Viewing. The Hollywood Reporter talks with Perry and his cast (3’33”). And James Joiner meets Schwartzman for Esquire (5’02”).
Updates, 2/1: “The Rothiness of the movie is actually fairly low,” finds the New Yorker‘s Richard Brody. “But the elaborate mode of storytelling in Listen Up Philip seems like an attempt to make a movie that plays at the speed of thought—that skitters from moment to moment with the density of detail and intensity of rhetorical inflection that mark Roth’s novels. It’s an attempt to borrow Rothian themes for a cinematic exercise that has nothing academic or theoretical about it, even as it suggests a third-order (or even fourth-order) relationship to the characters and the story that is itself a meta-Rothian game.”
“Schwartzman makes his character’s profoundly negative personality more than convincing, to the point where it’s often pretty hard to take,” finds Todd McCarthy in the Hollywood Reporter. “In contrast, Pryce’s Zimmerman is so far down the tracks in the same direction that he’s madly entertaining in his negativism—call him Zimmerman unbound. This may be the veteran Welsh actor’s most incisive big-screen performance, and it’s a tribute to Perry’s writing that he makes the voices of the two authors so distinct despite the men’s similar attitudes. Moss skillfully flashes fine-tuned emotional shifts in short periods of time as a woman who summons newfound inner strength.”
In Philip’s “insularity, his willingness to put his work above all else, even his relationships, there’s a glimmer of recognition many of us who work in the creative realm can identify with,” finds Kim Voynar, writing at Movie City News. “How much Philip’s truth reflects Perry’s own truths as the film’s writer and director, I couldn’t say. But I can say, without reservation, that with Listen Up Philip he’s certainly speaking a truth, and doing so with a rare, unflinching honesty, even if it’s sometimes hard to watch Philip’s tragically miserable existence unfold.”
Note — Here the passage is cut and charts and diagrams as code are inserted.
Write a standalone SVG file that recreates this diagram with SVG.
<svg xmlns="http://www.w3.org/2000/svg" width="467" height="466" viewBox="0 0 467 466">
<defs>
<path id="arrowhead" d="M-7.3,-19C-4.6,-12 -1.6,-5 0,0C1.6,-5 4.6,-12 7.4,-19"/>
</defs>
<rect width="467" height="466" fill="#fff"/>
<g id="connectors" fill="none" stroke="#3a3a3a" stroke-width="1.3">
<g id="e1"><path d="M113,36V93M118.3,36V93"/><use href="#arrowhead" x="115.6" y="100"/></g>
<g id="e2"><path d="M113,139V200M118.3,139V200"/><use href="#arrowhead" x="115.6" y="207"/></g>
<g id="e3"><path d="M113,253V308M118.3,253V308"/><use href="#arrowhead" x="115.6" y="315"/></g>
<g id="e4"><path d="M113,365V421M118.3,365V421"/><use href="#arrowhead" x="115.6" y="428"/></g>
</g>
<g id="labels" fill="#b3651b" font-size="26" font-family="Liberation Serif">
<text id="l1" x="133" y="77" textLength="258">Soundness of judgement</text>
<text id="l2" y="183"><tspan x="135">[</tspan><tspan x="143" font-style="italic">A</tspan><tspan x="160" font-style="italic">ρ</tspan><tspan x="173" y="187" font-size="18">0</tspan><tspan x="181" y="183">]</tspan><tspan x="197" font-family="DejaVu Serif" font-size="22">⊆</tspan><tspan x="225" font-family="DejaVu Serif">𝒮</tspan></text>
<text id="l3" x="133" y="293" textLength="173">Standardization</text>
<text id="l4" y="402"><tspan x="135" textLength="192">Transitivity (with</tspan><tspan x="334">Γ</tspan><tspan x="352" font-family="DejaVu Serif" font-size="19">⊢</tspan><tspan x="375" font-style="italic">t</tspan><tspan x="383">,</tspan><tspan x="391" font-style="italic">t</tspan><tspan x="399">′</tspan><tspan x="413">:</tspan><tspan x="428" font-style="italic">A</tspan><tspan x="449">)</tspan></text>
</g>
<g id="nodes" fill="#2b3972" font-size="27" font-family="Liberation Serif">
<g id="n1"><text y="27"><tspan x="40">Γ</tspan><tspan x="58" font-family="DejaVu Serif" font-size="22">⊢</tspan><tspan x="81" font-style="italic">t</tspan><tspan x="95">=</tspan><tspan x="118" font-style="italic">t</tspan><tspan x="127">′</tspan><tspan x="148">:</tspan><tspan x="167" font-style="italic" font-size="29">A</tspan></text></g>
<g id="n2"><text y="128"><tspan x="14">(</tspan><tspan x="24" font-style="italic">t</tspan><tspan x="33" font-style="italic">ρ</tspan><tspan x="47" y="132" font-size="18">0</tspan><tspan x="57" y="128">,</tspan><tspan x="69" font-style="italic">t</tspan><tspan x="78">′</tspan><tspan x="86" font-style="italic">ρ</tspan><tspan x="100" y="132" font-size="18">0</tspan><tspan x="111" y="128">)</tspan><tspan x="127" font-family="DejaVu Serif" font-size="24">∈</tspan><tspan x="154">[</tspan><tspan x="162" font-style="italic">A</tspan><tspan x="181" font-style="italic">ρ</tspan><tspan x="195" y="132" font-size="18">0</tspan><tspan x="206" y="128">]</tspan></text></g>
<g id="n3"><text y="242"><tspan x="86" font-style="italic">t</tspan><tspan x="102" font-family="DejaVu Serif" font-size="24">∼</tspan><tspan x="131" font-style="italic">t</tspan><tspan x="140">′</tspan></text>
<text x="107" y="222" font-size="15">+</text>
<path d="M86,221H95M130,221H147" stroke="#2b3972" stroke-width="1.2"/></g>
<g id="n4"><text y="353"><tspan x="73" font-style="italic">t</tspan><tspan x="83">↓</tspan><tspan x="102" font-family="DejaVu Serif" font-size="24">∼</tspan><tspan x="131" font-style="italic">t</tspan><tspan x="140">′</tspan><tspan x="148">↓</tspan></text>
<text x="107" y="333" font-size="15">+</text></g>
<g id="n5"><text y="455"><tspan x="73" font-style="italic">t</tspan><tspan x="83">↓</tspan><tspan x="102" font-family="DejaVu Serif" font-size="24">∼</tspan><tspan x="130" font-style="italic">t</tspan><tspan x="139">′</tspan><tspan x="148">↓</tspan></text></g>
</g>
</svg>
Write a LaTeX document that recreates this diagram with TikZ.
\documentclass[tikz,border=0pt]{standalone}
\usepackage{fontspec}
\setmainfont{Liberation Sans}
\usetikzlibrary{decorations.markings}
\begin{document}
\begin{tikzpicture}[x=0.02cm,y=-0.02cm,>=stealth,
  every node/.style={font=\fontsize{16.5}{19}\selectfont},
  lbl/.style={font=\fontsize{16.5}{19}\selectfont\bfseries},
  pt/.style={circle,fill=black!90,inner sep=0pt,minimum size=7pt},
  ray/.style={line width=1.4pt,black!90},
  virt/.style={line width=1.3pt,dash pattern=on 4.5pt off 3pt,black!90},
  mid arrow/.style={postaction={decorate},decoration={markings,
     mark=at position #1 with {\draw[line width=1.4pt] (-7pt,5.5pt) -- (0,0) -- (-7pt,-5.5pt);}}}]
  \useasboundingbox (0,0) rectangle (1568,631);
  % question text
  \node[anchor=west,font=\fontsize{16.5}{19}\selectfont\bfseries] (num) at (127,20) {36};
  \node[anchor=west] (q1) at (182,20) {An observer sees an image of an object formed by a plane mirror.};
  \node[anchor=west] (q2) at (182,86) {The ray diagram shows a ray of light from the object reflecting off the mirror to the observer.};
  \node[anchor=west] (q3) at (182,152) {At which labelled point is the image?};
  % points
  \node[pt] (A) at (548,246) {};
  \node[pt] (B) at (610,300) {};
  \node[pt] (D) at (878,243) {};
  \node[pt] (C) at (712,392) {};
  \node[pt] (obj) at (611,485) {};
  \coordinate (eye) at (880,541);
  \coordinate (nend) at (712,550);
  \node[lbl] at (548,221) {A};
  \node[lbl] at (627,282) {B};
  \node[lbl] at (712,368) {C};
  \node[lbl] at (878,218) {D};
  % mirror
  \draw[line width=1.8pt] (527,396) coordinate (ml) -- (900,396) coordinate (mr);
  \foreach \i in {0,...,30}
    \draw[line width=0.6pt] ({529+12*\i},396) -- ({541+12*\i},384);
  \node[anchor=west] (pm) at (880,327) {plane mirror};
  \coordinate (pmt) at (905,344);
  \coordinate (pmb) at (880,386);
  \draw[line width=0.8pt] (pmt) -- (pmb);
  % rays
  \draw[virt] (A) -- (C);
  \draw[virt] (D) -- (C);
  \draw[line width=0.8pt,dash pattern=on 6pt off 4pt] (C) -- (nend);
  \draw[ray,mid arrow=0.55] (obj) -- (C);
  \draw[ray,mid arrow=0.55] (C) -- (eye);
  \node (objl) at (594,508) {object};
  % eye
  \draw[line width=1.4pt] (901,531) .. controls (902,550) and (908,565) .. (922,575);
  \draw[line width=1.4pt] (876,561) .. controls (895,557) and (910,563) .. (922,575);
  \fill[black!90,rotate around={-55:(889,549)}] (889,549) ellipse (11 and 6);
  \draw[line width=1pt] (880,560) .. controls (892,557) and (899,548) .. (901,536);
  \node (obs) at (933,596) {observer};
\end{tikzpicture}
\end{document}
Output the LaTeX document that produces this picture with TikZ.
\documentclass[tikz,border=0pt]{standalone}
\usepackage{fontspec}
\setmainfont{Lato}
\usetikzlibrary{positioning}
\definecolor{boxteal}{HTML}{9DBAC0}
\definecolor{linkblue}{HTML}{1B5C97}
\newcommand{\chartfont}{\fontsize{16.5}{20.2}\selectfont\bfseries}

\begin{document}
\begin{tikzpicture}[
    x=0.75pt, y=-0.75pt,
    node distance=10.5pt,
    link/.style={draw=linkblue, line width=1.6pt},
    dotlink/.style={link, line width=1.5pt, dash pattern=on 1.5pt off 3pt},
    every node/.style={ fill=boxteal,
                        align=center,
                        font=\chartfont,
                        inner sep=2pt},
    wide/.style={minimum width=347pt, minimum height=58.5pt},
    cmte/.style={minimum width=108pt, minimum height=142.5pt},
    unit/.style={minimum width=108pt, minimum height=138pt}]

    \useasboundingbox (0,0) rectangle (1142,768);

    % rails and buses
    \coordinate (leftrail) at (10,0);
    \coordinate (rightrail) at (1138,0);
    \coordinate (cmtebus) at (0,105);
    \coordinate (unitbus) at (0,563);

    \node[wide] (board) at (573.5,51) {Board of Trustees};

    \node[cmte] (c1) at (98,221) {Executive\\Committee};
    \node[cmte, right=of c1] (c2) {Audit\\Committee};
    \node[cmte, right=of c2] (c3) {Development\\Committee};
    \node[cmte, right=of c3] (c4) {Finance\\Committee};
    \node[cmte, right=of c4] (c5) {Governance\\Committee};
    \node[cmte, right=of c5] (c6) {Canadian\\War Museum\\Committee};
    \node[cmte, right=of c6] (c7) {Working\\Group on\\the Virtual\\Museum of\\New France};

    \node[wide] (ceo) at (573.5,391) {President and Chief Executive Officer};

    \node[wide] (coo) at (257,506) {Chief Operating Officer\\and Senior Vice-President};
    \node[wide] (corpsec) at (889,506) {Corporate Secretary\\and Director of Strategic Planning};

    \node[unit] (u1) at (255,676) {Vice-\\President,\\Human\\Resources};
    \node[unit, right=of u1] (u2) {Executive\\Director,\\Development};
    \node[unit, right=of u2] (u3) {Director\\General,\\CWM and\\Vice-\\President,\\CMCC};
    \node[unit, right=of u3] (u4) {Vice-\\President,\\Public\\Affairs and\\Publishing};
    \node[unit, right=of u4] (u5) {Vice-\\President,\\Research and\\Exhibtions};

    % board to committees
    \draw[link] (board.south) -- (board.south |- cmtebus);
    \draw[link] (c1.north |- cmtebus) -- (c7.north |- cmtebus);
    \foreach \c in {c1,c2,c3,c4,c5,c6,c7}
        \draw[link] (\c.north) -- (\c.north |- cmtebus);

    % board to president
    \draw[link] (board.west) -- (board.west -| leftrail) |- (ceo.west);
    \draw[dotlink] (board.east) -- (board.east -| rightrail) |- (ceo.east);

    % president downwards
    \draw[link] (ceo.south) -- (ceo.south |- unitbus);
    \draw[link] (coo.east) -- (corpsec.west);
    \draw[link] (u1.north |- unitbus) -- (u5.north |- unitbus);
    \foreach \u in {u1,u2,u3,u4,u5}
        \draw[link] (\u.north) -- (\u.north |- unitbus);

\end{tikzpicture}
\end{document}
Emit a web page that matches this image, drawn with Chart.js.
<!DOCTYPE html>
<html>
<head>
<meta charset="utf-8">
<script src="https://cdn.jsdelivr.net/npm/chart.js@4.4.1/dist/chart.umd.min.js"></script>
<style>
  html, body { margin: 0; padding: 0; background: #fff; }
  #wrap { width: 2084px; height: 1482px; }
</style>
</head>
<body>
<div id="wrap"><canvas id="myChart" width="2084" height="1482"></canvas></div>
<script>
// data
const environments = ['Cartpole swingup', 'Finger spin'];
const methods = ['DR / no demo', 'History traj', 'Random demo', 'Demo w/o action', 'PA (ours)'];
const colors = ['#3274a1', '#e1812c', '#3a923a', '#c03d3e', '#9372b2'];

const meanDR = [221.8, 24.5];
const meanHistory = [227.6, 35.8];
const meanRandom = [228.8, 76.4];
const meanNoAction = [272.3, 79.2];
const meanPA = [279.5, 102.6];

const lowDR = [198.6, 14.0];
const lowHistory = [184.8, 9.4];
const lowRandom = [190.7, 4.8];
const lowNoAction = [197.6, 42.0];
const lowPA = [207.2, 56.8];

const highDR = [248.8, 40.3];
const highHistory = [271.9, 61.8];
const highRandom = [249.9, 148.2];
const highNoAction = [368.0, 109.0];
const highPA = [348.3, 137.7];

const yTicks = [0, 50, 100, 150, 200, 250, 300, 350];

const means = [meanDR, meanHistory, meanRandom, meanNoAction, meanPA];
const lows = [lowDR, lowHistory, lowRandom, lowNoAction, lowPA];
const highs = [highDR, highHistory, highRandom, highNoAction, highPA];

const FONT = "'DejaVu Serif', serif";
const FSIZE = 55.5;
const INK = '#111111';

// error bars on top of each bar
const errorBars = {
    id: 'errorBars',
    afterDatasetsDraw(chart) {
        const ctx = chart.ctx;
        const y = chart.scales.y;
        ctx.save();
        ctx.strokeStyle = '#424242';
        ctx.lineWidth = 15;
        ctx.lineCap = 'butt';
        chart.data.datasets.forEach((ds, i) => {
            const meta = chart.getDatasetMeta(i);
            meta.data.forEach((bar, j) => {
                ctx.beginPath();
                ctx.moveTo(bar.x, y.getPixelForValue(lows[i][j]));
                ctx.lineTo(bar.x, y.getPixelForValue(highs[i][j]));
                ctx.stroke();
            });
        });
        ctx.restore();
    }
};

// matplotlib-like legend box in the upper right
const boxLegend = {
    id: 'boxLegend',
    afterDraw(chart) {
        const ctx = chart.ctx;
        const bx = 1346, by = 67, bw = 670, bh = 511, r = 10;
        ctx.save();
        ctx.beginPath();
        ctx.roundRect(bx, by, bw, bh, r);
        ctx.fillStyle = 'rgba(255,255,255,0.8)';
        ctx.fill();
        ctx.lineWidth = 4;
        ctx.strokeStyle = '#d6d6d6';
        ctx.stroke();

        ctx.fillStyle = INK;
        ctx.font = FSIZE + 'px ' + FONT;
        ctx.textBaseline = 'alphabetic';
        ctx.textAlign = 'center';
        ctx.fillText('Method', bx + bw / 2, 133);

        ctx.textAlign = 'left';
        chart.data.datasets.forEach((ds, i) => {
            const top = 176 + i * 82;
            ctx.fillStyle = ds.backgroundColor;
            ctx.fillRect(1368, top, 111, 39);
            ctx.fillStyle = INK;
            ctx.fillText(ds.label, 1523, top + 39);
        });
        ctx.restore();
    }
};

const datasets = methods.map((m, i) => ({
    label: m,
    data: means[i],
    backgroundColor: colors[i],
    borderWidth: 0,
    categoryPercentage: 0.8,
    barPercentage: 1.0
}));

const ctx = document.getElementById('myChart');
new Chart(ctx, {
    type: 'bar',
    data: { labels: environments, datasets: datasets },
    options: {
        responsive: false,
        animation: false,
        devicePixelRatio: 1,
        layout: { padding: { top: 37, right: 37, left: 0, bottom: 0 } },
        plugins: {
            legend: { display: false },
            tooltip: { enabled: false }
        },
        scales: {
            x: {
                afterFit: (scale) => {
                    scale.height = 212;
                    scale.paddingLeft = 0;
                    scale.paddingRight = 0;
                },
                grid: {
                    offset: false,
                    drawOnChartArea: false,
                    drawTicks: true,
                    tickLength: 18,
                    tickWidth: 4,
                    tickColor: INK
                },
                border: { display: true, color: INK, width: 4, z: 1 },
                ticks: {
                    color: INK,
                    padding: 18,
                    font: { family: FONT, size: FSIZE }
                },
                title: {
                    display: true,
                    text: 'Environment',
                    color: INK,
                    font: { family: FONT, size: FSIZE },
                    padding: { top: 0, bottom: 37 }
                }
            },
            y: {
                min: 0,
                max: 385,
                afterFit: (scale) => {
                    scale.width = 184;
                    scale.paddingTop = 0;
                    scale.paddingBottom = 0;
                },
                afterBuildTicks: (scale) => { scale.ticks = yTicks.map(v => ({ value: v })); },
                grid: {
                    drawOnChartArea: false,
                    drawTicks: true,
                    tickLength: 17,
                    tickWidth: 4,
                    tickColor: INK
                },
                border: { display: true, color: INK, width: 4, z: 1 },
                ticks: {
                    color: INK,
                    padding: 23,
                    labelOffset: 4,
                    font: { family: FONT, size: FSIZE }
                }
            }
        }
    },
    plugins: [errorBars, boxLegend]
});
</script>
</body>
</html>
Interviews. Jeff Olozia (T Magazine) with Perry; Kristin McCracken (Playlist) with Perry and Schwartzman; and Jada Yuan (Vulture) with Schwartzman and Moss.
Update, 3/1: “So rueful and wise is writer-director Alex Ross Perry’s Listen Up Philip about artistic ambition, youthful arrogance and middle-aged regrets, it comes as a shock to discover that Perry himself is not yet even 30,” writes Variety‘s Scott Foundas. “Philip won’t curry much favor with those critics and auds who routinely castigate the Coen brothers and Noah Baumbach for their dearth of ‘likable’ characters, but those with slightly more jaundiced eyes will feel right at home.”
Updates, 8/16: Listen Up Philip “is ultimately a ruthless portrait of a ruthless asshole, sadder than it is funny, becoming a darkly drawn portrait of loneliness and isolation,” writes Adam Cook in the Notebook. “Sean Price Williams’s gorgeous cinematography, devoted mostly to faces but also to capturing fleeting moments of golden light and passing shadows, hints at a world more beautiful than the one the film’s characters seem to notice.”
“Sprawling, unkempt, and often unlikeable, it’s one of the most impressively written and astutely performed films you’ll see this year,” writes Nicholas Bell at Ioncinema.
Update, 9/2: For Film Comment, Tina Poglajen talks with Perry, who tells her: “David Foster Wallace talks about how he wants to do something complex and challenging from a literary standpoint, but he always focuses on it being entertaining—it’s supposed to be easy to read. This is important if you are trying to do something that is emotionally or aesthetically challenging. You can’t forget that people are going to have to enjoy watching it.”